Film edits through scenes and cuts. Art edits through framing and omission. In both cases, the result is not the past itself, but a shaped version of it—one filtered through hindsight.
There’s also a difference in how each medium invites the viewer to participate. Retro film guides attention. The director controls where you look, when you listen, and how long you stay with a moment. Retro art offers more freedom. The viewer decides how long to look, where to linger, and what to imagine beyond the frame.
That freedom often makes retro artfeel quieter and more personal. Without dialogue or motion, the image leaves room for the viewer’s own associations. The scene may remind one person of childhood, another of a place they never visited but somehow recognize.
Retro film, on the other hand, builds shared memory through story. Even when the setting is unfamiliar, the narrative carries the viewer along. The past is experienced collectively, guided by sound and movement.
Despite these differences, the two forms reinforce each other. Many retro films borrow their visual language from graphic design, posters, and everyday signage of earlier times. Likewise, retro art often borrows cinematic framing—wide streets, dramatic light, implied motion—to suggest a story just outside the frame.
Both rely on atmosphere more than explanation.

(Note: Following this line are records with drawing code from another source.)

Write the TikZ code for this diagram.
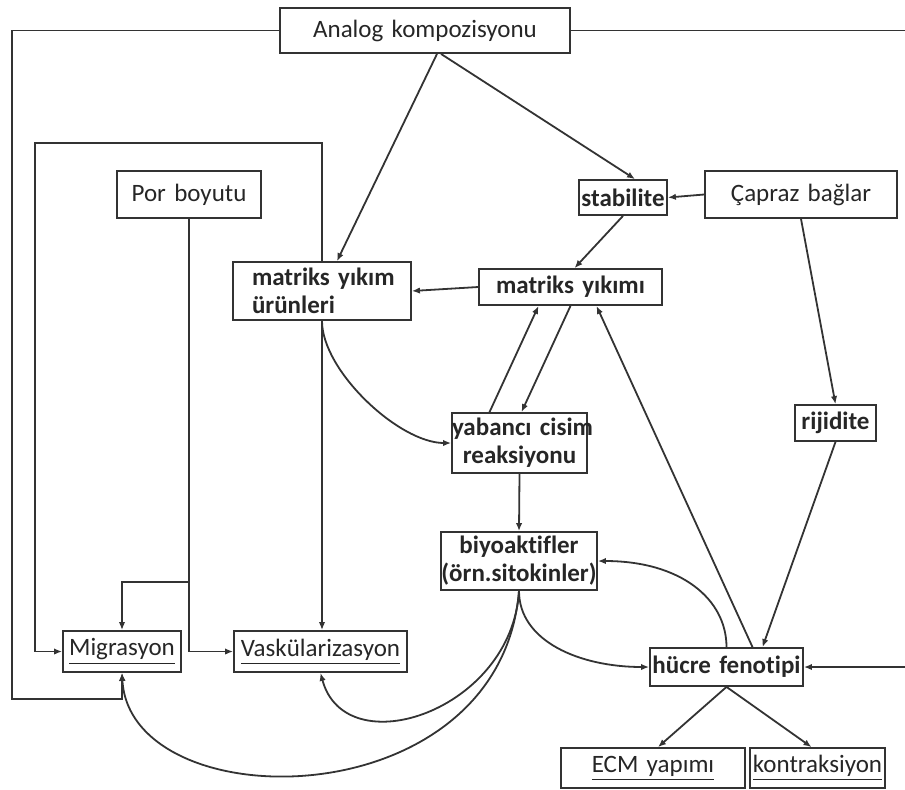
\documentclass[tikz,border=0pt]{standalone}
\usepackage{fontspec}
\setmainfont{Carlito}[Ligatures=CommonOff]
\usetikzlibrary{arrows.meta}
\tikzset{
  box/.style={draw, inner xsep=0pt, inner ysep=0pt, align=center, font=\fontsize{12.5}{14}\selectfont},
  boldbox/.style={box, font=\fontsize{12.5}{14}\selectfont\bfseries},
  link/.style={-{Latex[length=4pt,width=3.2pt]}},
}
\begin{document}
\begin{tikzpicture}[x=0.5pt, y=-0.5pt, line width=0.9pt, draw=black!80, text=black!85]
    \useasboundingbox (0,0) rectangle (905,789);

    \node[box, text width=145pt, minimum height=22.5pt] (ana) at (425,30.5) {\mbox{Analog kompozisyonu}};
    \node[box, text width=72pt, minimum height=23.5pt] (por) at (189,194.5) {\mbox{Por boyutu}};
    \node[boldbox, align=left, text width=70pt, inner xsep=9.5pt, minimum height=29pt] (myu) at (322,291) {\mbox{matriks yıkım}\\\mbox{ürünleri}};
    \node[boldbox, text width=44pt, minimum height=17.5pt] (stab) at (623,197.5) {\mbox{stabilite}};
    \node[box, text width=96pt, minimum height=23.5pt] (cap) at (801,194.5) {\mbox{Çapraz bağlar}};
    \node[boldbox, text width=91.5pt, minimum height=18pt] (my) at (570.5,287) {\mbox{matriks yıkımı}};
    \node[boldbox, text width=67.5pt, minimum height=30pt] (ycr) at (519.5,443) {\mbox{yabancı cisim}\\\mbox{reaksiyonu}};
    \node[boldbox, text width=40.5pt, minimum height=18pt] (rij) at (835.5,423) {\mbox{rijidite}};
    \node[boldbox, text width=78pt, minimum height=29pt] (bio) at (519,561) {\mbox{biyoaktifler}\\\mbox{(örn.sitokinler)}};
    \node[boldbox, text width=76.5pt, minimum height=19pt] (hf) at (726.5,667) {\mbox{hücre fenotipi}};
    \node[box, text width=59pt, minimum height=20.5pt] (mig) at (122,651.5) {\underline{Migrasyon}};
    \node[box, text width=86.5pt, minimum height=20.5pt] (vas) at (320.5,651.5) {\underline{Vaskülarizasyon}};
    \node[box, text width=92pt, minimum height=20pt] (ecm) at (653,768) {\underline{ECM yapımı}};
    \node[box, text width=67.5pt, minimum height=20pt] (kon) at (817.5,768) {\underline{kontraksiyon}};

    % frames round the picture
    \coordinate (leftcorner) at (12,699);
    \coordinate (rightcorner) at (915,667);
    \coordinate (innercorner) at (35,143);
    \coordinate (porjoint) at (189,582);
    \draw[link] (ana.west) -| (leftcorner) -| (mig.south);
    \draw[link] (ana.east) -| (rightcorner) -- (hf.east);
    \draw[link] (myu.north) |- (innercorner) |- (mig.west);
    \draw (por.south) -- (porjoint);
    \draw[link] (porjoint) -| (mig.north);
    \draw[link] (porjoint) |- (vas.west);
    \draw[link] (myu.south) -- (myu.south |- vas.north);

    \draw[link] ([xshift=6pt]ana.south) -- ([xshift=7.5pt]myu.north);
    \draw[link] ([xshift=8pt]ana.south) -- ([xshift=6pt]stab.north);
    \draw[link] (cap.west) -- (stab.east);
    \draw[link] (stab.south) -- ([xshift=2pt]my.north);
    \draw[link] (my.west) -- (myu.east);
    \draw[link] ([xshift=-15pt]ycr.north) -- ([xshift=-16pt]my.south);
    \draw[link] (my.south) -- ([xshift=1pt]ycr.north);
    \draw[link] ([xshift=13pt]hf.north) -- ([xshift=13pt]my.south);
    \draw[link] (cap.south) -- (rij.north);
    \draw[link] (rij.south) -- ([xshift=18pt]hf.north);
    \draw[link] (ycr.south) -- (bio.north);
    \draw[link] (hf.south) -- ([xshift=2.5pt]ecm.north);
    \draw[link] (hf.south) -- ([xshift=-3pt]kon.north);

    % curved links
    \draw[link] (myu.south) .. controls +(0,50) and +(-52,0) .. (ycr.west);
    \draw[link] (hf.north) .. controls +(0,-48) and +(83,0) .. (bio.east);
    \draw[link] (bio.south) .. controls +(0,50) and +(-70,0) .. (hf.west);
    \draw[link] (bio.south) .. controls +(-7,120) and +(25,93) .. (vas.south);
    \draw[link] (bio.south) .. controls +(-19,230) and +(8,148) .. (mig.south);
\end{tikzpicture}
\end{document}
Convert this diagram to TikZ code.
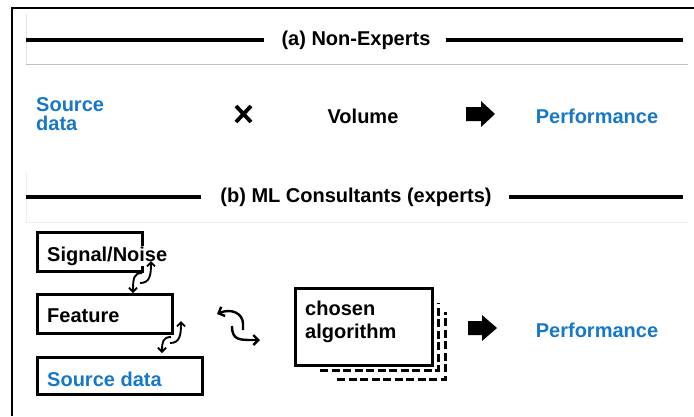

And both depend on the same essential condition: enough time must have passed for the present to feel separate from what’s being shown. Without that distance, neither retro art nor retro film works. The moment must be complete before it can be revisited.
In the end, retro art and retro film are two parallel ways of doing the same thing. One moves through time. The other holds time still. One tells a story. The other suggests one.
Together, they show how looking back doesn’t require nostalgia or longing. It requires perspective. And when that perspective arrives, both still images and moving pictures help us see earlier times not as history lessons, but as lived worlds that continue to shape how we remember.